Much of this income is recorded as ‘miscellaneous income’ for tax purposes and ends up on a 1099 form, which is where companies report payments to contract, temporary, or contingent workers. In 2014, 91 million 1099 forms were filed, and a lot of them are likely from middle class or upper-middle class workers with side hustles or work-from-home projects.

In the future, income inequality will become even more difficult to measure using Pew’s source data, the U.S. Census Bureau’s Current Population Survey – not because of the research methods behind the survey, which are sound, but because respondents won’t know how to report the money they’re making.

While inputs like Social Security payments, retirement account distributions, interest and ‘miscellaneous’ income are supposed to be reported in the current data, there’s little evidence that respondents are accurately reporting that data now, let alone 10-20 years in the future when it will likely make up a larger portion of their annual income.

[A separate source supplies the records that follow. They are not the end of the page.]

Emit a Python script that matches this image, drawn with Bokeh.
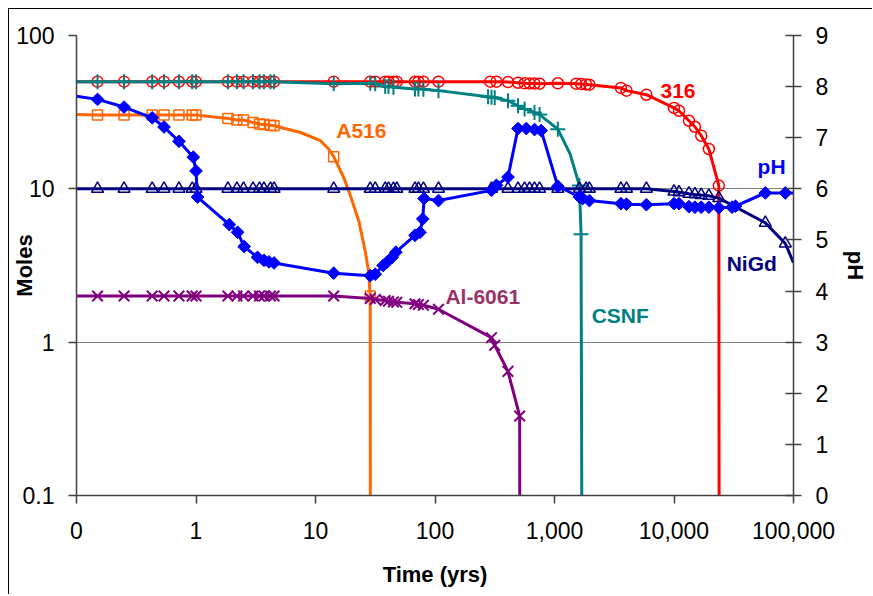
from math import pi
from bokeh.plotting import figure
from bokeh.models import Range1d, FixedTicker, LinearAxis, LinearScale, Label
from bokeh.embed import file_html
from bokeh.resources import INLINE

# ---------------- data ----------------
# 316 stainless steel (moles) - red circles
s316_t = [0.15, 0.25, 0.43, 0.54, 0.72, 0.93, 1.0, 1.85, 2.2, 2.5, 3.0, 3.4, 3.7, 4.2, 4.5,
          14.2, 28.7, 31.6, 38.3, 40.8, 44.9, 47.9, 68, 72.6, 80, 107,
          290, 327, 408, 495, 562, 618, 680, 750,
          1066, 1517, 1668, 1837, 1958, 3594, 4006, 5875,
          10000, 11010, 13335, 14962, 16893, 19573, 23714]
s316_m = [50, 50, 50, 50, 50, 50, 50, 50, 50, 50, 50, 50, 50, 50, 50,
          50, 50, 50, 50, 50, 50, 50, 50, 50, 50, 50,
          50, 50, 49.7, 49.2, 48.8, 48.7, 48.6, 48.5,
          48.8, 48.5, 48.2, 48.0, 47.8, 45.5, 43.7, 41.1,
          33.7, 32.3, 27.8, 25.4, 22.2, 18.2, 10.5]
s316_xt = [0.1, 24200]
s316_xm = [50, 1e-6]

# CSNF (moles) - teal plus
csnf_t = [0.15, 0.25, 0.43, 0.54, 0.72, 0.93, 1.0, 1.85, 2.2, 2.5, 3.0, 3.4, 3.7, 4.2, 4.5,
          14.2, 28.7, 31.6, 38.3, 40.8, 44.9, 68, 72.6, 80, 107,
          278, 297, 316, 408, 495, 562, 680, 750, 1066, 1616, 1668]
csnf_m = [50, 50, 50, 50, 50, 50, 50, 50, 50, 50, 50, 50, 50, 50, 50,
          48.5, 48.8, 48.5, 46.5, 46.5, 46.0, 44.8, 44.8, 44.6, 43.7,
          39.8, 39.5, 39.2, 37.6, 34.8, 33.2, 31.5, 30.5, 24.5, 10.5, 5.06]
csnf_xt = [0.1, 1350, 1760]
csnf_xm = [50, 16.9, 1e-6]

# A516 carbon steel (moles) - orange squares
a516_t = [0.15, 0.25, 0.43, 0.54, 0.72, 0.93, 1.0, 1.85, 2.2, 2.5, 3.0, 3.4, 3.7, 4.2, 4.5,
          14.2, 28.7]
a516_m = [30.3, 30.3, 30.3, 30.3, 30.3, 30.3, 30.3, 28.8, 28.1, 28.1, 27.1, 26.5, 26.3, 26.0, 25.8,
          16.2, 2.0]
a516_xt = [0.1, 7.5, 11.0, 12.9, 17.2, 19.6, 23.0, 26.1, 27.8, 29.0]
a516_xm = [30.5, 23.3, 20.6, 18.2, 11.9, 9.0, 6.2, 3.9, 2.9, 1e-6]

# Al-6061 (moles) - purple x
al_t = [0.15, 0.25, 0.43, 0.54, 0.72, 0.93, 1.0, 1.85, 2.2, 2.5, 3.0, 3.4, 3.7, 4.2, 4.5,
        14.2, 28.7, 31.6, 38.3, 40.8, 44.9, 47.9, 68, 72.6, 80, 107, 297, 316, 408, 511]
al_m = [2.0, 2.0, 2.0, 2.0, 2.0, 2.0, 2.0, 2.0, 2.0, 2.0, 2.0, 2.0, 2.0, 2.0, 2.0,
        2.0, 1.93, 1.9, 1.87, 1.85, 1.83, 1.82, 1.78, 1.76, 1.74, 1.64, 1.07, 0.955, 0.645, 0.33]
al_xt = [0.1, 518]
al_xm = [2.0, 1e-6]

# NiGd (moles) - navy triangles
nigd_t = [0.15, 0.25, 0.43, 0.54, 0.72, 0.93, 1.0, 1.85, 2.2, 2.5, 3.0, 3.4, 3.7, 4.2, 4.5,
          14.2, 28.7, 31.6, 38.3, 40.8, 44.9, 47.9, 68, 72.6, 80, 107,
          297, 408, 495, 562, 618, 680, 750, 1066, 1616, 1837, 1958, 3594, 4006, 5875,
          10000, 11010, 13335, 14962, 16893, 19573, 23714, 58100, 85400]
nigd_m = [10, 10, 10, 10, 10, 10, 10, 10, 10, 10, 10, 10, 10, 10, 10,
          10, 10, 10, 10, 10, 10, 10, 10, 10, 10, 10,
          10, 10, 10, 10, 10, 10, 10, 10, 10, 10, 10, 10, 10, 10,
          9.6, 9.5, 9.3, 9.2, 9.1, 9.0, 8.7, 6.0, 4.4]
nigd_xt = [0.1, 100000]
nigd_xm = [10, 3.3]

# pH (right axis) - blue diamonds
ph_t = [0.15, 0.25, 0.43, 0.54, 0.72, 0.95, 1.0, 1.03, 1.9, 2.23, 2.53, 3.27, 3.71, 4.08, 4.5,
        14.2, 28.7, 31.6, 36.8, 39.8, 43.8, 47.0, 68, 74.9, 79, 81, 107,
        297, 327, 408, 495, 581, 681, 774, 1066, 1616, 1721, 1958, 3594, 4006, 5875,
        10000, 11010, 13335, 14962, 16893, 19573, 23714, 30600, 32700, 58100, 85400]
ph_v = [7.75, 7.60, 7.39, 7.21, 6.93, 6.62, 6.35, 5.84, 5.30, 5.15, 4.87, 4.66, 4.60, 4.57, 4.55,
        4.35, 4.30, 4.33, 4.50, 4.57, 4.66, 4.76, 5.09, 5.15, 5.41, 5.81, 5.77,
        5.97, 6.07, 6.23, 7.18, 7.18, 7.16, 7.14, 6.05, 5.84, 5.81, 5.77, 5.71, 5.70, 5.69,
        5.71, 5.71, 5.65, 5.64, 5.64, 5.64, 5.63, 5.64, 5.66, 5.92, 5.92]
ph_xt = [0.1, 100000]
ph_xv = [7.81, 5.92]

x_ticks = [0.1, 1, 10, 100, 1000, 10000, 100000]
x_tick_labels = ["0", "1", "10", "100", "1,000", "10,000", "100,000"]
y_ticks = [0.1, 1, 10, 100]
y_tick_labels = ["0.1", "1", "10", "100"]
ph_ticks = [0, 1, 2, 3, 4, 5, 6, 7, 8, 9]


def merged(tm, vm, tx, vx):
    pts = sorted(zip(tm + tx, vm + vx), key=lambda q: q[0])
    return [q[0] for q in pts], [q[1] for q in pts]


FONT = "Liberation Sans"

p = figure(width=864, height=586, x_axis_type="log", y_axis_type="log",
           x_range=Range1d(0.1, 100000), y_range=Range1d(0.1, 100),
           output_backend="svg", toolbar_location=None,
           min_border_left=66, min_border_right=80, min_border_top=26, min_border_bottom=100)
p.styles = {"margin-left": "8px", "margin-top": "8px",
            "border-top": "1px solid #000000", "border-left": "1px solid #000000"}
p.outline_line_color = None
p.background_fill_color = "white"
p.border_fill_color = "white"
p.extra_y_ranges = {"ph": Range1d(0, 9)}
p.extra_y_scales = {"ph": LinearScale()}

p.xgrid.visible = False
p.ygrid.ticker = FixedTicker(ticks=y_ticks)
p.ygrid.grid_line_color = "#808080"
p.ygrid.grid_line_width = 1

ax = p.xaxis[0]
ax.ticker = FixedTicker(ticks=x_ticks)
ax.major_label_overrides = dict(zip(x_ticks, x_tick_labels))
ax.axis_label = "Time (yrs)"
ay = p.yaxis[0]
ay.ticker = FixedTicker(ticks=y_ticks)
ay.major_label_overrides = dict(zip(y_ticks, y_tick_labels))
ay.axis_label = "Moles"

ar = LinearAxis(y_range_name="ph", ticker=FixedTicker(ticks=ph_ticks))
ar.axis_label = "pH"
p.add_layout(ar, "right")

for a in (ax, ay, ar):
    a.axis_line_color = "#404040"
    a.axis_line_width = 1.5
    a.major_tick_line_color = "#404040"
    a.major_tick_line_width = 1.5
    a.minor_tick_line_color = None
    a.major_tick_out = 8
    a.major_tick_in = 0
    a.major_label_text_font = FONT
    a.major_label_text_font_size = "23px"
    a.major_label_text_color = "black"
    a.axis_label_text_font = FONT
    a.axis_label_text_font_size = "22px"
    a.axis_label_text_font_style = "bold"
    a.axis_label_text_color = "black"
ar.major_tick_in = 8
ax.major_label_standoff = 18
ay.major_label_standoff = 14
ar.major_label_standoff = 14
ax.axis_label_standoff = 20
ay.axis_label_standoff = -24
ar.axis_label_standoff = 12

RED, TEAL, ORANGE, PURPLE, NAVY, BLUE = "#FF0000", "#008080", "#FF6600", "#800080", "#000080", "#0000FF"
LW = 3

# 316
lx, ly = merged(s316_t, s316_m, s316_xt, s316_xm)
p.line(lx, ly, line_color=RED, line_width=LW)
p.scatter(s316_t, s316_m, marker="circle", size=11, fill_color=None, line_color=RED, line_width=1.5)
# A516
lx, ly = merged(a516_t, a516_m, a516_xt, a516_xm)
p.line(lx, ly, line_color=ORANGE, line_width=LW)
p.scatter(a516_t, a516_m, marker="square", size=10, fill_color=None, line_color=ORANGE, line_width=1.5)
# Al-6061
lx, ly = merged(al_t, al_m, al_xt, al_xm)
p.line(lx, ly, line_color=PURPLE, line_width=LW)
p.scatter(al_t, al_m, marker="x", size=15, line_color=PURPLE, line_width=2)
# CSNF
lx, ly = merged(csnf_t, csnf_m, csnf_xt, csnf_xm)
p.line(lx, ly, line_color=TEAL, line_width=LW)
p.scatter(csnf_t, csnf_m, marker="cross", size=15, line_color=TEAL, line_width=2)
# NiGd
lx, ly = merged(nigd_t, nigd_m, nigd_xt, nigd_xm)
p.line(lx, ly, line_color=NAVY, line_width=LW)
p.scatter(nigd_t, nigd_m, marker="triangle", size=12, fill_color=None, line_color=NAVY, line_width=1.5)
# pH
lx, ly = merged(ph_t, ph_v, ph_xt, ph_xv)
p.line(lx, ly, line_color=BLUE, line_width=LW, y_range_name="ph")
p.scatter(ph_t, ph_v, marker="square", angle=pi / 4, size=9, fill_color=BLUE, line_color=BLUE,
          y_range_name="ph")

# series labels
def lab(text, x, y, color):
    p.add_layout(Label(x=x, y=y, text=text, text_color=color, text_font=FONT,
                       text_font_size="21px", text_font_style="bold",
                       text_align="center", text_baseline="middle"))

lab("A516", 24.2, 23.9, ORANGE)
lab("316", 10800, 43.7, RED)
lab("pH", 65600, 13.9, BLUE)
lab("NiGd", 44700, 3.24, NAVY)
lab("CSNF", 3548, 1.5, TEAL)
lab("Al-6061", 251, 2.0, "#993366")

open("out.html", "w").write(file_html(p, INLINE))
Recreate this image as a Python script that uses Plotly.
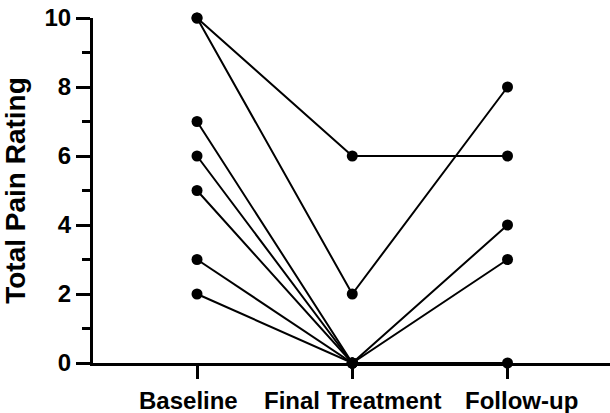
import plotly.graph_objects as go

# Time points and per-subject pain ratings (None = no follow-up recorded)
timepoints = ["Baseline", "Final Treatment", "Follow-up"]
subject_1 = [10, 6, 6]
subject_2 = [10, 2, 8]
subject_3 = [7, 0, 4]
subject_4 = [6, 0, 3]
subject_5 = [5, 0, 0]
subject_6 = [3, 0, None]
subject_7 = [2, 0, None]
subjects = [subject_1, subject_2, subject_3, subject_4, subject_5, subject_6, subject_7]

y_ticks = [0, 2, 4, 6, 8, 10]

font_family = "Liberation Sans, Arial, sans-serif"
label_font = dict(family=font_family, size=24, color="black", weight="bold")

fig = go.Figure()
x_pos = list(range(len(timepoints)))
for vals in subjects:
    fig.add_trace(go.Scatter(
        x=x_pos, y=vals, mode="lines+markers",
        line=dict(color="black", width=2),
        marker=dict(color="black", size=11),
        cliponaxis=False, showlegend=False, connectgaps=False,
    ))

# Category labels under the x axis, nudged apart horizontally
label_shift = [-9, 0, 14]
for xp, name, dx in zip(x_pos, timepoints, label_shift):
    fig.add_annotation(
        x=xp, y=0, xref="x", yref="paper", text=name, showarrow=False,
        xanchor="center", yanchor="top", xshift=dx, yshift=-22,
        font=label_font,
    )

fig.update_layout(
    width=610, height=413,
    margin=dict(l=93, r=0, t=18, b=50),
    plot_bgcolor="white", paper_bgcolor="white",
)
fig.update_xaxes(
    range=[-0.67, 2.66],
    tickvals=x_pos, showticklabels=False,
    showline=True, linecolor="black", linewidth=3,
    ticks="outside", ticklen=13, tickwidth=3, tickcolor="black",
    showgrid=False, zeroline=False,
)
fig.update_yaxes(
    range=[0, 10],
    tickvals=y_ticks,
    showline=True, linecolor="black", linewidth=3,
    ticks="outside", ticklen=14, tickwidth=3, tickcolor="black",
    minor=dict(dtick=1, ticks="outside", ticklen=8, tickwidth=3, tickcolor="black", showgrid=False),
    showgrid=False, zeroline=False,
    tickfont=label_font,
    title=dict(text="Total Pain Rating", standoff=11,
               font=dict(family=font_family, size=28, color="black", weight="bold")),
)

fig.write_html("out.html")
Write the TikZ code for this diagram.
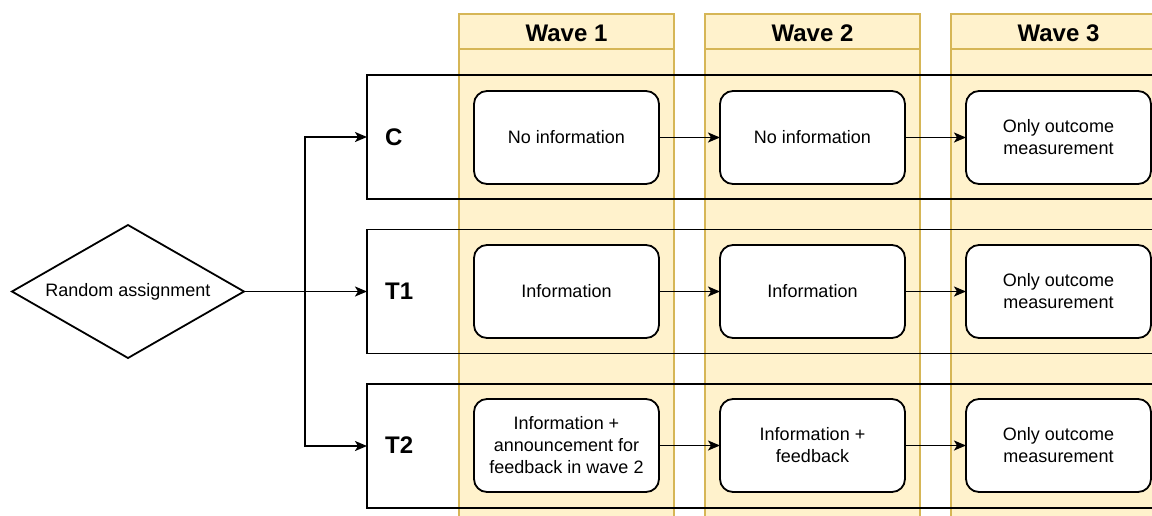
\documentclass[tikz,border=0pt]{standalone}
\usepackage{fontspec}
\setmainfont{Liberation Sans}
\usetikzlibrary{shapes.geometric,arrows.meta}
\definecolor{colfill}{HTML}{FFF2CC}
\definecolor{coldraw}{HTML}{D6B656}
\tikzset{
  wavecol/.style={draw=coldraw, fill=colfill, line width=1.5pt, minimum width=215pt, minimum height=620pt, anchor=north west, inner sep=0pt, outer sep=0pt},
  wavehead/.style={draw=coldraw, fill=colfill, line width=1.5pt, minimum width=215pt, minimum height=35pt, anchor=north west, inner sep=0pt, outer sep=0pt, font=\fontsize{24}{28}\selectfont\bfseries},
  rowbox/.style={draw=black, line width=1.8pt, minimum width=840pt, minimum height=124pt, anchor=north west, inner sep=0pt, outer sep=0pt},
  rowlabel/.style={anchor=west, font=\fontsize{24}{28}\selectfont\bfseries, inner sep=0pt},
  stepbox/.style={draw=black, fill=white, line width=1.8pt, rounded corners=13pt, minimum width=185pt, minimum height=93pt, inner sep=0pt, outer sep=0pt, align=center, font=\fontsize{18}{22}\selectfont},
  conn/.style={line width=1.8pt, -{Stealth[length=12pt,width=10pt,inset=3pt]}},
}
\begin{document}
\begin{tikzpicture}[x=1pt,y=-1pt]
\useasboundingbox (0,0) rectangle (1152,515);
\clip (0,0) rectangle (1152,515);
% wave columns
\foreach \x/\n/\t in {459/w1/Wave 1, 705/w2/Wave 2, 951/w3/Wave 3}{
  \node[wavecol] (col\n) at (\x,14) {};
  \node[wavehead] (head\n) at (\x,14) {};
  \node[font=\fontsize{24}{28}\selectfont\bfseries, inner sep=0pt] (txt\n) at ([yshift=-2pt]head\n.center) {\t};
}
% row boxes
\node[rowbox] (rowC) at (367,75) {};
\node[rowbox] (rowA) at (367,229.5) {};
\node[rowbox] (rowB) at (367,384) {};
\node[rowlabel] (labC) at (385,137) {C};
\node[rowlabel] (labA) at (385,291.5) {T1};
\node[rowlabel] (labB) at (385,445.5) {T2};
% diamond
\node[diamond, draw=black, line width=1.8pt, minimum width=232pt, minimum height=133pt, aspect=1.744, inner sep=0pt, outer sep=0pt, font=\fontsize{18}{22}\selectfont] (dia) at (128,291.5) {Random assignment};
\coordinate (br) at (305,291.5);
\draw[conn] (dia.east) -- (rowA.west);
\draw[conn] (br) |- (rowC.west);
\draw[conn] (br) |- (rowB.west);
% step boxes
\node[stepbox] (c1) at (566.5,137.5) {No information};
\node[stepbox] (c2) at (812.5,137.5) {No information};
\node[stepbox] (c3) at (1058.5,137.5) {Only outcome\\measurement};
\node[stepbox] (a1) at (566.5,291.5) {Information};
\node[stepbox] (a2) at (812.5,291.5) {Information};
\node[stepbox] (a3) at (1058.5,291.5) {Only outcome\\measurement};
\node[stepbox] (b1) at (566.5,445.5) {Information +\\announcement for\\feedback in wave 2};
\node[stepbox] (b2) at (812.5,445.5) {Information +\\feedback};
\node[stepbox] (b3) at (1058.5,445.5) {Only outcome\\measurement};
\draw[conn] (c1) -- (c2);
\draw[conn] (c2) -- (c3);
\draw[conn] (a1) -- (a2);
\draw[conn] (a2) -- (a3);
\draw[conn] (b1) -- (b2);
\draw[conn] (b2) -- (b3);
\end{tikzpicture}
\end{document}
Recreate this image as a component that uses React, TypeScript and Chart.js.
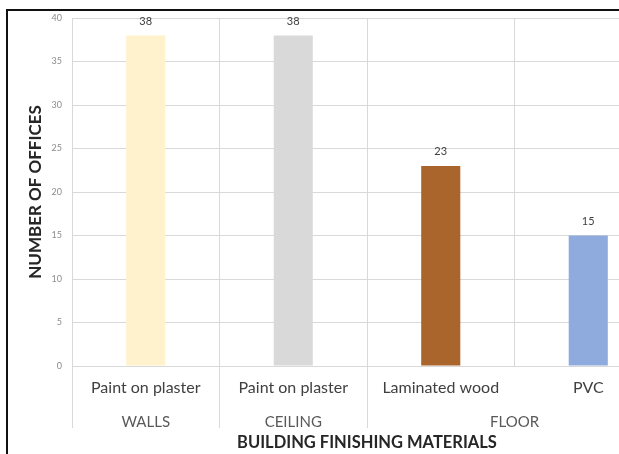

The measurements we’re using and the ways we’re interpreting them can’t provide elegant solutions to put us precisely into orbit, but convey very rough, incomplete pictures of reality that, if used as a basis for policy, might hurl us out into space or slam us into Mars.

I’ve digressed several times, so let’s close with a few takeaways:
  • Socioeconomic class is subjective and more related to lifestyle choices than it is to income.
  • Pew might be right in saying that the number of ‘middle income’ Americans is declining, but they’re using an overly-narrow definition of middle income.
  • These assertions are losing meaning not just because they’re subjective, but because the metrics we’re using to support them are becoming meaningless.
  • The American dream is not dead, but it has been redefined by the emerging generations to mean more than the simple accumulation of wealth and property.